Em relação às complicações pós-operatórias, em nosso estudo, o grupo OHB apresentou taxas ainda mais baixas tanto de perda do enxerto quanto de infecção; na verdade, perda mínima do enxerto e perda/infecção parcial do enxerto foram observadas em 9% ( n = 3) e 11% ( n = 4) dos pacientes, respectivamente. Essas taxas são inferiores às observadas para as mesmas complicações no grupo controle (14% e 24%, respectivamente) e esses dados apoiam o uso de OHB neoadjuvante, embora nossos resultados não sejam estatisticamente significativos. Portanto, poderíamos afirmar que a OHB tem se mostrado um fator protetor contra a ocorrência de necrose mínima e parcial do enxerto, mesmo que seu efeito não seja estatisticamente significativo.
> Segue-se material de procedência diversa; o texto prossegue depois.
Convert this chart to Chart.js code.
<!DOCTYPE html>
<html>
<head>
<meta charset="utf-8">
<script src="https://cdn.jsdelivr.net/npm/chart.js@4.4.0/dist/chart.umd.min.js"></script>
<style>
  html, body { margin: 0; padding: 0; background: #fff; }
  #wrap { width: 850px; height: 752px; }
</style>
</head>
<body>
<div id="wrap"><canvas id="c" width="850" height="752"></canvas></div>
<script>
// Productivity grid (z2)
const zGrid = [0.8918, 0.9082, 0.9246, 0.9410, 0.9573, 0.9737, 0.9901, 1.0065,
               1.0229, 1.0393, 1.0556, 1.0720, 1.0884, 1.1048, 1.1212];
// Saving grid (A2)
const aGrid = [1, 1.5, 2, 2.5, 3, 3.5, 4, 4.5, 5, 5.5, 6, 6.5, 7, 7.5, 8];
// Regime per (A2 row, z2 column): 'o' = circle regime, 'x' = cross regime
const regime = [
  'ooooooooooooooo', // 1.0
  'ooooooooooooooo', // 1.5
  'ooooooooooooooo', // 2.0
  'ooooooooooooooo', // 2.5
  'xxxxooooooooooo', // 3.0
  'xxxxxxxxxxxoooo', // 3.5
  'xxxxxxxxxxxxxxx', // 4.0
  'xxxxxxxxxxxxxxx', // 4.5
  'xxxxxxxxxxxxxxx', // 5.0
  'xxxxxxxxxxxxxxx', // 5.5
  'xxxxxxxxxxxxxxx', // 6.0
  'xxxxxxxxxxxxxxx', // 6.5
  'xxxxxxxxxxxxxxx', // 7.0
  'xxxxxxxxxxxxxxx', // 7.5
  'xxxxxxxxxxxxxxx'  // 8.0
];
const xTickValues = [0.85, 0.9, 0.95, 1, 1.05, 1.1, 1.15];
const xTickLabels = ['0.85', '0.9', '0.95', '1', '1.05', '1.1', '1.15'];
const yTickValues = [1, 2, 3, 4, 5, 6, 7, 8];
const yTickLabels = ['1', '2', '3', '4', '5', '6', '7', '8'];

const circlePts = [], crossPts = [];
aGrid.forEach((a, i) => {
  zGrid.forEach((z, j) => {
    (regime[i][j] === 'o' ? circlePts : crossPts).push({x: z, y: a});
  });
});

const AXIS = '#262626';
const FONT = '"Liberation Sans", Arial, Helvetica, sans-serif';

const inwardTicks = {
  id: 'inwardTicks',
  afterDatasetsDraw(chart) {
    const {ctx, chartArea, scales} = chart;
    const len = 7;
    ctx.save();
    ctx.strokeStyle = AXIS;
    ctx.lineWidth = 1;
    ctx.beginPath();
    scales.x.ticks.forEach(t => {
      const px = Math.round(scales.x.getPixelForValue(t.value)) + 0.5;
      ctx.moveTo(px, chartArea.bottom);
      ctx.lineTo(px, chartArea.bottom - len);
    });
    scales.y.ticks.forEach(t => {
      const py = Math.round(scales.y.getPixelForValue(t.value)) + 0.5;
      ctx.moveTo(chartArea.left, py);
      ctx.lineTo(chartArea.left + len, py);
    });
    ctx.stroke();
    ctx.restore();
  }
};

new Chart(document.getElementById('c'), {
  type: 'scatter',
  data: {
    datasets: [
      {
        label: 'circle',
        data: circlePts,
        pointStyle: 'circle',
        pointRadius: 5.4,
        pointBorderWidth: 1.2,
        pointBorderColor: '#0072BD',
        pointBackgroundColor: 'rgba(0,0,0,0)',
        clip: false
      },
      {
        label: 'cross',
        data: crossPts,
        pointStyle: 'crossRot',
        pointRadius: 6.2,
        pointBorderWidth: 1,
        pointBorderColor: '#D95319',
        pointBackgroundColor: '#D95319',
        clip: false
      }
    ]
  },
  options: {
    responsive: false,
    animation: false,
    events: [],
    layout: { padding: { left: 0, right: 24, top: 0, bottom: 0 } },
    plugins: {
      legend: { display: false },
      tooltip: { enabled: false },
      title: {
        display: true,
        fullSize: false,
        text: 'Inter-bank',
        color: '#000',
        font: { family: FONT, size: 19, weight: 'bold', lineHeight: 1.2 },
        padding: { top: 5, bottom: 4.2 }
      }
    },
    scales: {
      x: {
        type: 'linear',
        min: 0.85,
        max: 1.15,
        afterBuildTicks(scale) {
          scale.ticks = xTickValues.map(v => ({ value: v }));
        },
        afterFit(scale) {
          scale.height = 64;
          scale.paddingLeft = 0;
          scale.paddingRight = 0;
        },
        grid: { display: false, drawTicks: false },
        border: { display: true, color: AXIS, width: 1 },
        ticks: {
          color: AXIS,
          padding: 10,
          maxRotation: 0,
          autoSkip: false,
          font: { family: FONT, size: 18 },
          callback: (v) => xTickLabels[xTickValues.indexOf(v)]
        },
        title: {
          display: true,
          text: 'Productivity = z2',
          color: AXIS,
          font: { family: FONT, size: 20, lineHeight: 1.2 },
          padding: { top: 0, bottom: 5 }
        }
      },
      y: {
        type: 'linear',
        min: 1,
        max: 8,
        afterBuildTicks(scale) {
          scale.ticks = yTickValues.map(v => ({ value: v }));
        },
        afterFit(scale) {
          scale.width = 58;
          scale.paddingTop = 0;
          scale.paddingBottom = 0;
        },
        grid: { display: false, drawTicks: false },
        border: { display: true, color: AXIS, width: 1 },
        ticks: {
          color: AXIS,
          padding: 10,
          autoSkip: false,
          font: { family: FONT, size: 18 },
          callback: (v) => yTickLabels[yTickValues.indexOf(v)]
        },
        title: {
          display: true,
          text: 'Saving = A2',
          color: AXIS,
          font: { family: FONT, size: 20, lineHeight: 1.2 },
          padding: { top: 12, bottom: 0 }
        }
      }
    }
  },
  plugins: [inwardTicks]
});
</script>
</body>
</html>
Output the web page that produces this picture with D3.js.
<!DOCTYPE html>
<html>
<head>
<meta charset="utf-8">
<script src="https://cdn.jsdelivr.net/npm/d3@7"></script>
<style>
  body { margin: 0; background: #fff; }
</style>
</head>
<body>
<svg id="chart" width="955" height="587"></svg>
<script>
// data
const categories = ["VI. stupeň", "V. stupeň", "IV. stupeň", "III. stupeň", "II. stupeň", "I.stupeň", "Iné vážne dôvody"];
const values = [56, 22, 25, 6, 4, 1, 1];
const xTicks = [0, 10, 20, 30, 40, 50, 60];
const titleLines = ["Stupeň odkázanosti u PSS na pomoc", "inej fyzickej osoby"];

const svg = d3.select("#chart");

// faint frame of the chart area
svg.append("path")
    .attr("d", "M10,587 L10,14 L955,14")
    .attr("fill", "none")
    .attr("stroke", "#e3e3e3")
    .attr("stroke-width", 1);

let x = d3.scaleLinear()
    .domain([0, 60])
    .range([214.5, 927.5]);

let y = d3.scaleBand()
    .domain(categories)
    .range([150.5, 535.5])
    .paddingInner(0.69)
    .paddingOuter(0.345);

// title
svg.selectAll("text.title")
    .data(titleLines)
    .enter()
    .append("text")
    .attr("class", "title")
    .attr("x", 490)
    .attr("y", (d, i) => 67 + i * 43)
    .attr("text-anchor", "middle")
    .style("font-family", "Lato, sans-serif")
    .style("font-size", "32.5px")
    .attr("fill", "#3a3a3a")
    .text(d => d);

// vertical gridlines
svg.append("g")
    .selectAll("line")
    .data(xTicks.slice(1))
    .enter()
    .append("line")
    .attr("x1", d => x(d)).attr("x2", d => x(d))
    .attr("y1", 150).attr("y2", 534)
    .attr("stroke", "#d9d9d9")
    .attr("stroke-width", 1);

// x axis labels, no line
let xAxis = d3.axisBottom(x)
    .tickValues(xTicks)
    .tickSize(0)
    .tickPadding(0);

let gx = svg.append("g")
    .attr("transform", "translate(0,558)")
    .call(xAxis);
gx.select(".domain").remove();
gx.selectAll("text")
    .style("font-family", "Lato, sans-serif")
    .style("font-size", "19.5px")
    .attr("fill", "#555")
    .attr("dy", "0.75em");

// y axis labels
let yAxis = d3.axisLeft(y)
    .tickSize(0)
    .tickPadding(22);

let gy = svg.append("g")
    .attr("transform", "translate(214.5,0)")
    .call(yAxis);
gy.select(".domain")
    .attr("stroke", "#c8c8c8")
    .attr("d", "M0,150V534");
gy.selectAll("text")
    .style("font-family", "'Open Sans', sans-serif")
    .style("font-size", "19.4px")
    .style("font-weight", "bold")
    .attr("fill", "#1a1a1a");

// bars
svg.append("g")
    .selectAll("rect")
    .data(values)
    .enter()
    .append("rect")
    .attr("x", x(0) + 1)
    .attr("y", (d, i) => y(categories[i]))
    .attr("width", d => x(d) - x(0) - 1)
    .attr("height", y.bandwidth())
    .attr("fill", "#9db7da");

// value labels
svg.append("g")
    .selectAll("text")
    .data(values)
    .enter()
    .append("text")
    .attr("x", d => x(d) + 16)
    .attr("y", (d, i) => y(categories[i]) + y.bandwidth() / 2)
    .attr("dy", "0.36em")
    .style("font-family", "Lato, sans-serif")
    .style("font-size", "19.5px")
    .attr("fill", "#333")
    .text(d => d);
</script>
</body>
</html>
Além disso, foram encontradas reduções significativas no tempo para completar a cicatrização e no tempo desde a reconstrução até a cicatrização no grupo de estudo (ambos p < 0,05). Isto mostra que a OHB pode influenciar positivamente a redução dos tempos de cura e da hospitalização relacionada e do tempo de retorno ao trabalho; infelizmente, esta última variável não foi avaliada. Por outro lado, no grupo de estudo, o tempo desde o evento traumático até a reconstrução foi significativamente prolongado ( p = 0,0006); esse achado pode ser devido ao tempo dedicado às sessões de OHB. Contudo, no geral, o tempo para completar a cura não foi afetado; em nossa opinião, isso pode ser devido ao aumento de cura associado à oxigenoterapia. Roje e colegas não avaliaram o tempo decorrido entre o trauma e a reconstrução ou entre a reconstrução e a cicatrização, mas apenas compararam o tempo médio para a formação da granulação entre os pacientes que receberam terapia com OHB e aqueles que não a receberam.


Conclusões


A oxigenoterapia hiperbárica é uma ferramenta relevante para alcançar bons resultados cirúrgicos, menores taxas de infecção e melhores taxas de pega do enxerto no contexto de trauma de partes moles dos membros inferiores. A administração de OHB antes da reconstrução dos tecidos moles reduziu significativamente o tempo para completar a cicatrização e o intervalo de tempo entre o enxerto de pele e a cicatrização. No entanto, estudos prospectivos e ensaios randomizados com coortes maiores devem ser projetados para investigar a eficácia da OHB no tratamento de lesões de membros inferiores com defeitos extensos em tecidos moles.